--- START ---

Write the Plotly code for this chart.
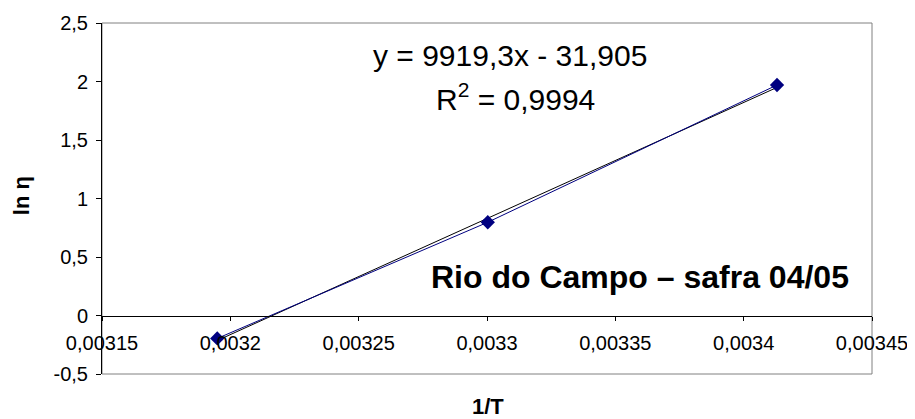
import plotly.graph_objects as go

# Data
inv_T = [0.0031949, 0.0033003, 0.0034130]
ln_eta = [-0.196, 0.797, 1.970]

# Linear trendline coefficients (as displayed)
slope = 9919.3
intercept = -31.905

x_ticks = [0.00315, 0.0032, 0.00325, 0.0033, 0.00335, 0.0034, 0.00345]
x_ticktext = ["0,00315", "0,0032", "0,00325", "0,0033", "0,00335", "0,0034", "0,00345"]
y_ticks = [-0.5, 0, 0.5, 1, 1.5, 2, 2.5]
y_ticktext = ["-0,5", "0", "0,5", "1", "1,5", "2", "2,5"]

FONT = "Arial, Liberation Sans, sans-serif"

trend_x = [min(inv_T), max(inv_T)]
trend_y = [slope * v + intercept for v in trend_x]

fig = go.Figure()
fig.add_trace(go.Scatter(
    x=trend_x, y=trend_y, mode="lines",
    line=dict(color="black", width=1), showlegend=False, hoverinfo="skip"))
fig.add_trace(go.Scatter(
    x=inv_T, y=ln_eta, mode="lines+markers",
    line=dict(color="#000080", width=1),
    marker=dict(symbol="diamond", size=11, color="#000080"),
    showlegend=False))

fig.update_layout(
    template="none",
    autosize=False,
    width=907, height=411,
    margin=dict(l=94, r=43, t=15, b=45, pad=0),
    paper_bgcolor="white", plot_bgcolor="white",
    font=dict(family=FONT, size=20, color="black"),
    xaxis=dict(
        range=[0.00315, 0.00345], tickmode="array", tickvals=x_ticks, ticktext=x_ticktext,
        showgrid=False, zeroline=False, showline=True, linecolor="black", linewidth=1,
        ticks="outside", ticklen=4, tickcolor="black", anchor="free", position=1/6,
        ticklabelstandoff=5, tickfont=dict(size=20), automargin=False,
    ),
    yaxis=dict(
        range=[-0.5, 2.5], tickmode="array", tickvals=y_ticks, ticktext=y_ticktext,
        showgrid=False, zeroline=False, showline=True, linecolor="black", linewidth=1,
        ticks="outside", ticklen=5, tickcolor="black", tickfont=dict(size=20),
        ticklabelstandoff=4, automargin=False,
    ),
    shapes=[dict(type="rect", xref="paper", yref="paper", x0=0, y0=0, x1=1, y1=1,
                 line=dict(color="#808080", width=1), fillcolor="rgba(0,0,0,0)", layer="below")],
    annotations=[
        dict(text="y = 9919,3x - 31,905", xref="paper", yref="paper", x=0.53, y=0.906,
             showarrow=False, font=dict(size=30), xanchor="center", yanchor="middle"),
        dict(text="R<sup>2</sup> = 0,9994", xref="paper", yref="paper", x=0.537, y=0.789,
             showarrow=False, font=dict(size=30), xanchor="center", yanchor="middle"),
        dict(text="<b>Rio do Campo – safra 04/05</b>", xref="paper", yref="paper", x=0.699, y=0.276,
             showarrow=False, font=dict(size=32), xanchor="center", yanchor="middle"),
        dict(text="<b>1/T</b>", xref="paper", yref="paper", x=0.501, y=-0.094,
             showarrow=False, font=dict(size=22), xanchor="center", yanchor="middle"),
        dict(text="<b>ln η</b>", xref="paper", yref="paper", x=-0.105, y=0.507, textangle=-90,
             showarrow=False, font=dict(size=22), xanchor="center", yanchor="middle"),
    ],
)

fig.write_html("out.html")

--- END ---

◆ What you should do
Search the listing for the word "chart" and return each line that holds it.

◆ Task result
Write the Plotly code for this chart.

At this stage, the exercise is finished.